§ What needs to be done
Skip every image and restate the data word for word.

====== Recorded information

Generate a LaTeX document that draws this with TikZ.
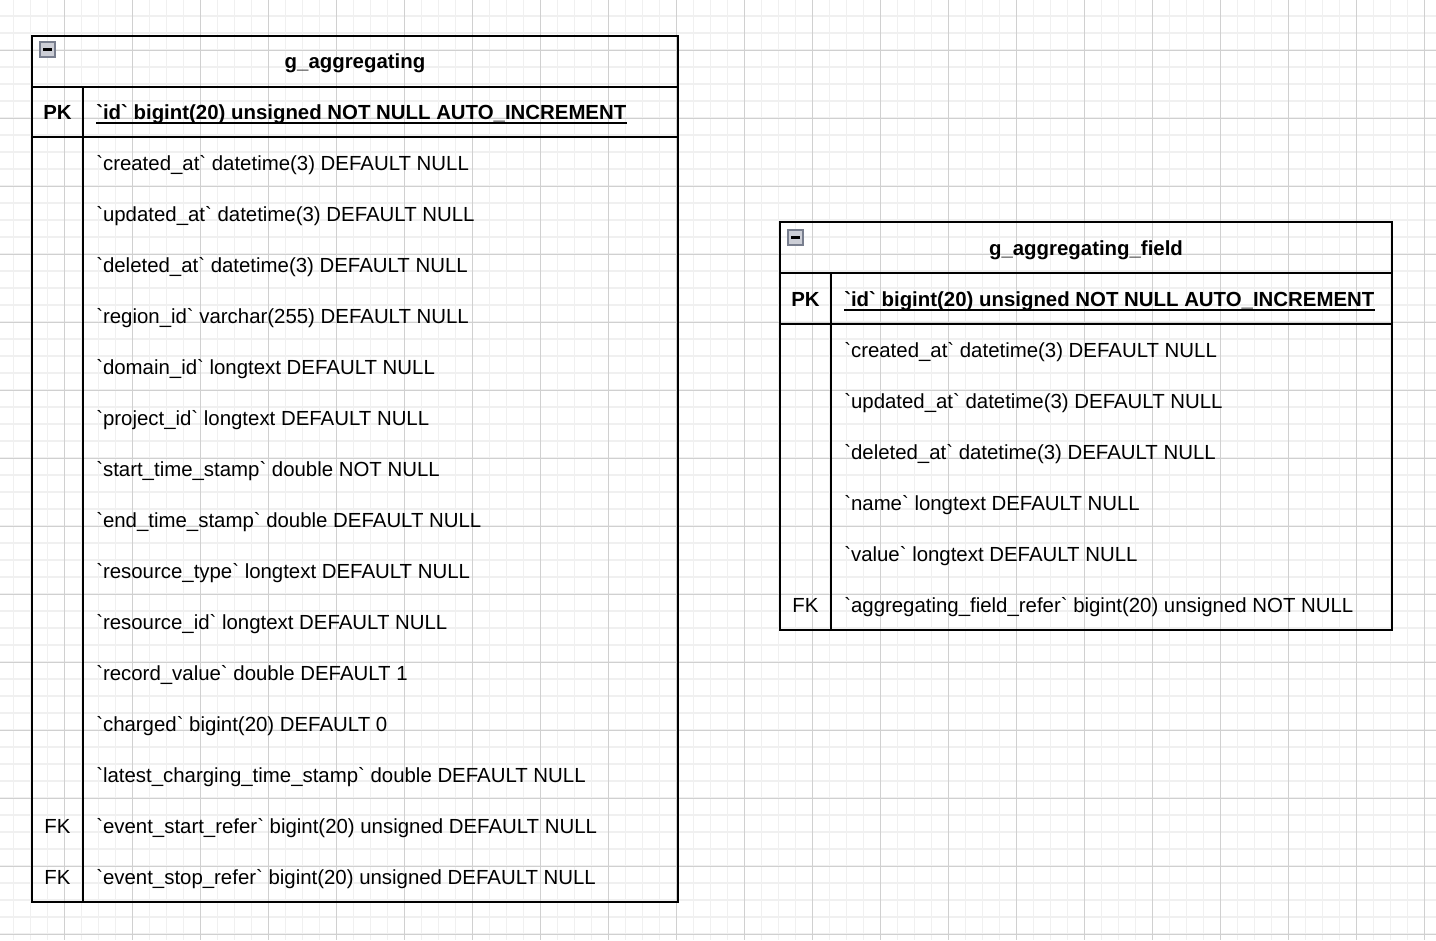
\documentclass[tikz,border=0pt]{standalone}
\usepackage{fontspec}
\setmainfont{Liberation Sans}[Ligatures=TeXOff]
\usetikzlibrary{positioning}
\definecolor{gridlight}{RGB}{240,240,240}
\definecolor{griddark}{RGB}{208,208,208}
\definecolor{iconedge}{RGB}{120,126,142}
\definecolor{iconfill}{RGB}{204,206,214}
\tikzset{
  gridminor/.style={draw=gridlight,line width=1.1pt},
  gridmajor/.style={draw=griddark,line width=0.75pt},
  frame/.style={draw=black,line width=1.2pt},
  fieldtext/.style={anchor=base west,inner sep=0pt,font=\fontsize{15.3}{18}\selectfont},
  keytext/.style={anchor=base,inner sep=0pt,font=\fontsize{15.3}{18}\selectfont},
  pktext/.style={fieldtext,font=\bfseries\fontsize{15.3}{18}\selectfont},
  titletext/.style={anchor=base,inner sep=0pt,font=\bfseries\fontsize{15.3}{18}\selectfont},
  underbar/.style={draw=black,line width=1.5pt},
  minusbox/.style={draw=iconedge,fill=iconfill,line width=1pt},
  minusbar/.style={draw=black,line width=1.6pt}
}
\begin{document}
\begin{tikzpicture}[x=0.75pt,y=-0.75pt]
  \useasboundingbox (0,0) rectangle (1436,940);
  \fill[white] (0,0) rectangle (1436,940);
  % background grid
  \foreach \i in {0,...,83} \draw[gridminor] ({13.7+17*\i},0) -- ({13.7+17*\i},940);
  \foreach \j in {0,...,54} \draw[gridminor] (0,{16+17*\j}) -- (1436,{16+17*\j});
  \foreach \i in {0,...,20} \draw[gridmajor] ({64.7+68*\i},0) -- ({64.7+68*\i},940);
  \foreach \j in {0,...,13} \draw[gridmajor] (0,{50+68*\j}) -- (1436,{50+68*\j});

  % table g_aggregating
  \draw[frame] (32,36) rectangle (678,902);
  \draw[frame] (32,87) -- (678,87);
  \draw[frame] (32,137) -- (678,137);
  \draw[frame] (83,87) -- (83,902);
  \draw[minusbox] (40,42) rectangle (55,57);
  \draw[minusbar] (43,49.5) -- (52,49.5);
  \node[titletext] (aggTitle) at (355,68.5) {g\_aggregating};
  \node[keytext,font=\bfseries\fontsize{15.3}{18}\selectfont] (aggPKkey) at (57.5,119) {PK};
  \node[pktext] (aggPK) at (96,119) {`id` bigint(20) unsigned NOT NULL AUTO\_INCREMENT};
  \draw[underbar] ([yshift=-3pt]aggPK.base west) -- ([yshift=-3pt]aggPK.base east);
  \foreach \txt [count=\i] in {
      {`created\_at` datetime(3) DEFAULT NULL},
      {`updated\_at` datetime(3) DEFAULT NULL},
      {`deleted\_at` datetime(3) DEFAULT NULL},
      {`region\_id` varchar(255) DEFAULT NULL},
      {`domain\_id` longtext DEFAULT NULL},
      {`project\_id` longtext DEFAULT NULL},
      {`start\_time\_stamp` double NOT NULL},
      {`end\_time\_stamp` double DEFAULT NULL},
      {`resource\_type` longtext DEFAULT NULL},
      {`resource\_id` longtext DEFAULT NULL},
      {`record\_value` double DEFAULT 1},
      {`charged` bigint(20) DEFAULT 0},
      {`latest\_charging\_time\_stamp` double DEFAULT NULL},
      {`event\_start\_refer` bigint(20) unsigned DEFAULT NULL},
      {`event\_stop\_refer` bigint(20) unsigned DEFAULT NULL}}
    \node[fieldtext] (aggF\i) at (96,{170+51*(\i-1)}) {\txt};
  \node[keytext] (aggFKa) at (57.5,833) {FK};
  \node[keytext] (aggFKb) at (57.5,884) {FK};

  % table g_aggregating_field
  \draw[frame] (780,222) rectangle (1392,630);
  \draw[frame] (780,273) -- (1392,273);
  \draw[frame] (780,324) -- (1392,324);
  \draw[frame] (831,273) -- (831,630);
  \draw[minusbox] (788,230) rectangle (803,245);
  \draw[minusbar] (791,237.5) -- (800,237.5);
  \node[titletext] (fldTitle) at (1086,255.5) {g\_aggregating\_field};
  \node[keytext,font=\bfseries\fontsize{15.3}{18}\selectfont] (fldPKkey) at (805.5,306) {PK};
  \node[pktext] (fldPK) at (844,306) {`id` bigint(20) unsigned NOT NULL AUTO\_INCREMENT};
  \draw[underbar] ([yshift=-3pt]fldPK.base west) -- ([yshift=-3pt]fldPK.base east);
  \foreach \txt [count=\i] in {
      {`created\_at` datetime(3) DEFAULT NULL},
      {`updated\_at` datetime(3) DEFAULT NULL},
      {`deleted\_at` datetime(3) DEFAULT NULL},
      {`name` longtext DEFAULT NULL},
      {`value` longtext DEFAULT NULL},
      {`aggregating\_field\_refer` bigint(20) unsigned NOT NULL}}
    \node[fieldtext] (fldF\i) at (844,{357+51*(\i-1)}) {\txt};
  \node[keytext] (fldFK) at (805.5,612) {FK};
\end{tikzpicture}
\end{document}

============

§ The solution
Generate a LaTeX document that draws this with TikZ.
\documentclass[tikz,border=0pt]{standalone}
\usepackage{fontspec}
\setmainfont{Liberation Sans}[Ligatures=TeXOff]
\usetikzlibrary{positioning}
\definecolor{gridlight}{RGB}{240,240,240}
\definecolor{griddark}{RGB}{208,208,208}
\definecolor{iconedge}{RGB}{120,126,142}
\definecolor{iconfill}{RGB}{204,206,214}
\tikzset{
  gridminor/.style={draw=gridlight,line width=1.1pt},
  gridmajor/.style={draw=griddark,line width=0.75pt},
  frame/.style={draw=black,line width=1.2pt},
  fieldtext/.style={anchor=base west,inner sep=0pt,font=\fontsize{15.3}{18}\selectfont},
  keytext/.style={anchor=base,inner sep=0pt,font=\fontsize{15.3}{18}\selectfont},
  pktext/.style={fieldtext,font=\bfseries\fontsize{15.3}{18}\selectfont},
  titletext/.style={anchor=base,inner sep=0pt,font=\bfseries\fontsize{15.3}{18}\selectfont},
  underbar/.style={draw=black,line width=1.5pt},
  minusbox/.style={draw=iconedge,fill=iconfill,line width=1pt},
  minusbar/.style={draw=black,line width=1.6pt}
}
\begin{document}
\begin{tikzpicture}[x=0.75pt,y=-0.75pt]
  \useasboundingbox (0,0) rectangle (1436,940);
  \fill[white] (0,0) rectangle (1436,940);
  % background grid
  \foreach \i in {0,...,83} \draw[gridminor] ({13.7+17*\i},0) -- ({13.7+17*\i},940);
  \foreach \j in {0,...,54} \draw[gridminor] (0,{16+17*\j}) -- (1436,{16+17*\j});
  \foreach \i in {0,...,20} \draw[gridmajor] ({64.7+68*\i},0) -- ({64.7+68*\i},940);
  \foreach \j in {0,...,13} \draw[gridmajor] (0,{50+68*\j}) -- (1436,{50+68*\j});

  % table g_aggregating
  \draw[frame] (32,36) rectangle (678,902);
  \draw[frame] (32,87) -- (678,87);
  \draw[frame] (32,137) -- (678,137);
  \draw[frame] (83,87) -- (83,902);
  \draw[minusbox] (40,42) rectangle (55,57);
  \draw[minusbar] (43,49.5) -- (52,49.5);
  \node[titletext] (aggTitle) at (355,68.5) {g\_aggregating};
  \node[keytext,font=\bfseries\fontsize{15.3}{18}\selectfont] (aggPKkey) at (57.5,119) {PK};
  \node[pktext] (aggPK) at (96,119) {`id` bigint(20) unsigned NOT NULL AUTO\_INCREMENT};
  \draw[underbar] ([yshift=-3pt]aggPK.base west) -- ([yshift=-3pt]aggPK.base east);
  \foreach \txt [count=\i] in {
      {`created\_at` datetime(3) DEFAULT NULL},
      {`updated\_at` datetime(3) DEFAULT NULL},
      {`deleted\_at` datetime(3) DEFAULT NULL},
      {`region\_id` varchar(255) DEFAULT NULL},
      {`domain\_id` longtext DEFAULT NULL},
      {`project\_id` longtext DEFAULT NULL},
      {`start\_time\_stamp` double NOT NULL},
      {`end\_time\_stamp` double DEFAULT NULL},
      {`resource\_type` longtext DEFAULT NULL},
      {`resource\_id` longtext DEFAULT NULL},
      {`record\_value` double DEFAULT 1},
      {`charged` bigint(20) DEFAULT 0},
      {`latest\_charging\_time\_stamp` double DEFAULT NULL},
      {`event\_start\_refer` bigint(20) unsigned DEFAULT NULL},
      {`event\_stop\_refer` bigint(20) unsigned DEFAULT NULL}}
    \node[fieldtext] (aggF\i) at (96,{170+51*(\i-1)}) {\txt};
  \node[keytext] (aggFKa) at (57.5,833) {FK};
  \node[keytext] (aggFKb) at (57.5,884) {FK};

  % table g_aggregating_field
  \draw[frame] (780,222) rectangle (1392,630);
  \draw[frame] (780,273) -- (1392,273);
  \draw[frame] (780,324) -- (1392,324);
  \draw[frame] (831,273) -- (831,630);
  \draw[minusbox] (788,230) rectangle (803,245);
  \draw[minusbar] (791,237.5) -- (800,237.5);
  \node[titletext] (fldTitle) at (1086,255.5) {g\_aggregating\_field};
  \node[keytext,font=\bfseries\fontsize{15.3}{18}\selectfont] (fldPKkey) at (805.5,306) {PK};
  \node[pktext] (fldPK) at (844,306) {`id` bigint(20) unsigned NOT NULL AUTO\_INCREMENT};
  \draw[underbar] ([yshift=-3pt]fldPK.base west) -- ([yshift=-3pt]fldPK.base east);
  \foreach \txt [count=\i] in {
      {`created\_at` datetime(3) DEFAULT NULL},
      {`updated\_at` datetime(3) DEFAULT NULL},
      {`deleted\_at` datetime(3) DEFAULT NULL},
      {`name` longtext DEFAULT NULL},
      {`value` longtext DEFAULT NULL},
      {`aggregating\_field\_refer` bigint(20) unsigned NOT NULL}}
    \node[fieldtext] (fldF\i) at (844,{357+51*(\i-1)}) {\txt};
  \node[keytext] (fldFK) at (805.5,612) {FK};
\end{tikzpicture}
\end{document}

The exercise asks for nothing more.